Nardole notices their change of clothes.
NARDLOE: Oh sir, no. This is unacceptable. This is beyond unacceptable. This is naughty.
DOCTOR: Language.
Bill is doing internet searches on her phone.
BILL: I don't get it. London, 1814. Monster, sea creature, serpent, really, really big fish. Nothing.
NARDOLE: Sir, you said you wouldn't be going off-world.
DOCTOR: Do these look like off-world clothes to you?
NARDOLE: But, sir, you said you'd be coming back to your office!
DOCTOR: Look, here I am. I'm in my office. I'm drinking my tea, in my specially chosen tea clothes.
BILL: I don't understand. How could it not have been headline news?

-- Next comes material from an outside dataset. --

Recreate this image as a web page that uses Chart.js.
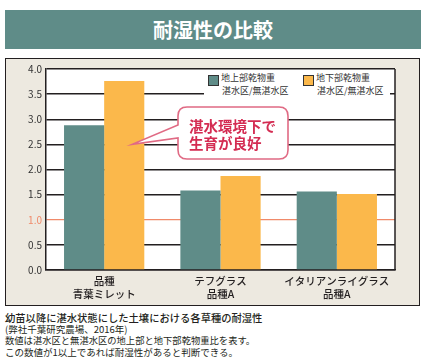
<!DOCTYPE html>
<html><head><meta charset="utf-8">
<script src="https://cdn.jsdelivr.net/npm/chart.js@4"></script>
<style>
html,body{margin:0;padding:0;background:#fff;width:429px;height:364px;overflow:hidden;font-family:"Noto Sans CJK JP","Noto Sans",sans-serif;}
#banner{position:absolute;left:5px;top:10px;width:416px;height:39px;background:#5f8c88;color:#fff;font-weight:700;font-size:20px;line-height:39px;text-align:center;letter-spacing:0px;}
#panel{position:absolute;left:5px;top:58px;width:413px;height:246px;background:#ede9e0;border:1.5px solid #231f20;}
#c{position:absolute;left:6px;top:59px;}
#legend{position:absolute;left:204px;top:70px;width:186px;height:31px;background:#fff;font-size:9px;color:#333;line-height:12px;}
.sw{position:absolute;width:9px;height:9px;border:1px solid #333;}
.lt{position:absolute;white-space:nowrap;}
#notes{position:absolute;left:5px;top:312px;color:#231f20;white-space:nowrap;}
#notes div{height:11.7px;line-height:11.7px;}
</style></head><body>
<div id="banner">耐湿性の比較</div>
<div id="panel"></div>
<canvas id="c" width="414" height="247"></canvas>
<div id="legend">
  <div class="sw" style="left:4px;top:5px;background:#5f8c88"></div>
  <div class="lt" style="left:17px;top:2px">地上部乾物重</div>
  <div class="lt" style="left:18px;top:15px">湛水区/無湛水区</div>
  <div class="sw" style="left:99px;top:5px;background:#fbb84b"></div>
  <div class="lt" style="left:112px;top:2px">地下部乾物重</div>
  <div class="lt" style="left:113px;top:15px">湛水区/無湛水区</div>
</div>
<div id="notes">
  <div style="font-size:10.3px;font-weight:500">幼苗以降に湛水状態にした土壌における各草種の耐湿性</div>
  <div style="font-size:9.5px">(弊社千葉研究農場、2016年)</div>
  <div style="font-size:9.3px">数値は湛水区と無湛水区の地上部と地下部乾物重比を表す。</div>
  <div style="font-size:9.5px">この数値が1以上であれば耐湿性があると判断できる。</div>
</div>
<script>
const categories = [['品種','青葉ミレット'], ['テフグラス','品種A'], ['イタリアンライグラス','品種A']];
const seriesNames = ['地上部乾物重 湛水区/無湛水区', '地下部乾物重 湛水区/無湛水区'];
const aboveGround = [2.88, 1.58, 1.56];
const belowGround = [3.76, 1.87, 1.51];
const yTicks = [0, 0.5, 1, 1.5, 2, 2.5, 3, 3.5, 4];
const calloutLines = ['湛水環境下で', '生育が良好'];

const DARK = '#231f20';
const SALMON = '#f08a6a';

const framePlugin = {
  id: 'frame',
  beforeDraw(chart) {
    const {ctx, chartArea: a} = chart;
    ctx.save();
    ctx.fillStyle = '#fff';
    ctx.fillRect(a.left, a.top, a.right - a.left, a.bottom - a.top);
    ctx.restore();
  },
  afterDraw(chart) {
    const {ctx, chartArea: a} = chart;
    ctx.save();
    ctx.strokeStyle = DARK;
    ctx.lineWidth = 1.5;
    ctx.beginPath();
    ctx.moveTo(a.right, a.top);
    ctx.lineTo(a.right, a.bottom);
    ctx.stroke();
    ctx.restore();
  }
};

const calloutPlugin = {
  id: 'callout',
  afterDatasetsDraw(chart) {
    const {ctx} = chart;
    const meta = chart.getDatasetMeta(1);
    const bar = meta.data[0];
    const tipX = bar.x + 8;
    const tipY = chart.scales.y.getPixelForValue(2.5);
    const bx = 172, by = 48, bw = 110, bh = 52, r = 9;
    ctx.save();
    ctx.strokeStyle = '#e06a84';
    ctx.lineWidth = 1.6;
    ctx.fillStyle = '#fff';
    ctx.beginPath();
    ctx.moveTo(bx + r, by);
    ctx.lineTo(bx + bw - r, by);
    ctx.quadraticCurveTo(bx + bw, by, bx + bw, by + r);
    ctx.lineTo(bx + bw, by + bh - r);
    ctx.quadraticCurveTo(bx + bw, by + bh, bx + bw - r, by + bh);
    ctx.lineTo(bx + r, by + bh);
    ctx.quadraticCurveTo(bx, by + bh, bx, by + bh - r);
    ctx.lineTo(bx, by + 31);
    ctx.lineTo(tipX, tipY);
    ctx.lineTo(bx, by + 18);
    ctx.lineTo(bx, by + r);
    ctx.quadraticCurveTo(bx, by, bx + r, by);
    ctx.closePath();
    ctx.fill();
    ctx.stroke();
    ctx.fillStyle = '#d42c52';
    ctx.font = '700 14.5px "Noto Sans CJK JP"';
    ctx.textAlign = 'left';
    ctx.textBaseline = 'middle';
    ctx.fillText(calloutLines[0], bx + 11, by + 19);
    ctx.fillText(calloutLines[1], bx + 11, by + 36);
    ctx.restore();
  }
};

new Chart(document.getElementById('c'), {
  type: 'bar',
  data: {
    labels: categories,
    datasets: [
      {label: seriesNames[0], data: aboveGround, backgroundColor: '#5f8c88', borderWidth: 0, barPercentage: 1, categoryPercentage: 0.69},
      {label: seriesNames[1], data: belowGround, backgroundColor: '#fbb84b', borderWidth: 0, barPercentage: 1, categoryPercentage: 0.69}
    ]
  },
  options: {
    responsive: false,
    animation: false,
    layout: {padding: {left: 0, right: 25, top: 10, bottom: 0}},
    plugins: {legend: {display: false}, tooltip: {enabled: false}},
    scales: {
      x: {
        grid: {display: false, drawTicks: false},
        border: {display: true, color: DARK, width: 1.5},
        ticks: {color: '#231f20', padding: 5, font: {family: '"Noto Sans CJK JP"', size: 10.5, weight: '500', lineHeight: 1.2}},
        afterFit(s) { s.height = 36; }
      },
      y: {
        min: 0, max: 4,
        afterBuildTicks(s) { s.ticks = yTicks.map(v => ({value: v})); },
        grid: {drawTicks: false, color: c => c.tick && c.tick.value === 1 ? SALMON : DARK, lineWidth: c => c.tick && c.tick.value === 1 ? 1.3 : 1.4},
        border: {display: true, color: DARK, width: 1.5},
        ticks: {
          padding: 4,
          color: c => c.tick && c.tick.value === 1 ? SALMON : '#333',
          font: {family: '"Noto Sans CJK JP"', size: 10},
          callback: v => Number(v).toFixed(1)
        },
        afterFit(s) { s.width = 40; }
      }
    }
  },
  plugins: [framePlugin, calloutPlugin]
});
</script>
</body></html>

DOCTOR: Never underestimate the collective human ability to overlook the inexplicable. Also, the Frost Fair involved a lot of day drinking. May I?
He finds something useful on her phone instead. Clever man, finding the right item on the British Newspaper Archives usually takes me ages.
DOCTOR: You can always rely upon the papers to miss a headline.
BILL: reads Lord Sutcliffe drowns in snap thaw. Shock as steel fortune is passed to street urchin!
NARDOLE: Sir. We need to talk. Your oath.
DOCTOR: Give us a coin.
NARDOLE: What?
BILL: The new Lord Sutcliffe was found starving on London's streets. The inheritance was contested, everyone got super mad, blah, blah, blah, Urchin boy deemed legitimate. Oh my God, it worked! You did it. You saved them.
DOCTOR: You did. You gave the order, boss.
NARDOLE: Sir.
DOCTOR: Give me a coin. We'll toss for it. Heads, the TARDIS stays put. Tails, you leave me alone.
CELLAR
NARDOLE: Leave him alone. Huh. Chance would be a fine thing. Leave me alone. How about that for a new idea? I didn't ask to be re-assembled, did I?
Something thumps on the vault door, from the inside.
NARDOLE: Knocking. What was that about? No one's going to open the door, just because you're knocking!
Bang, bang, bang!
NARDOLE: Oh, getting cocky now, are you? Why? What do you think you know? What has he told you?
Bang, bang, bang.
NARDOLE: Because, yeah, he may have a little friend now and, yeah, he may be a little bit distracted but I tell you something, I'm still here. And as long as I'm still here, you are going nowhere!
But the loud banging is scaring him.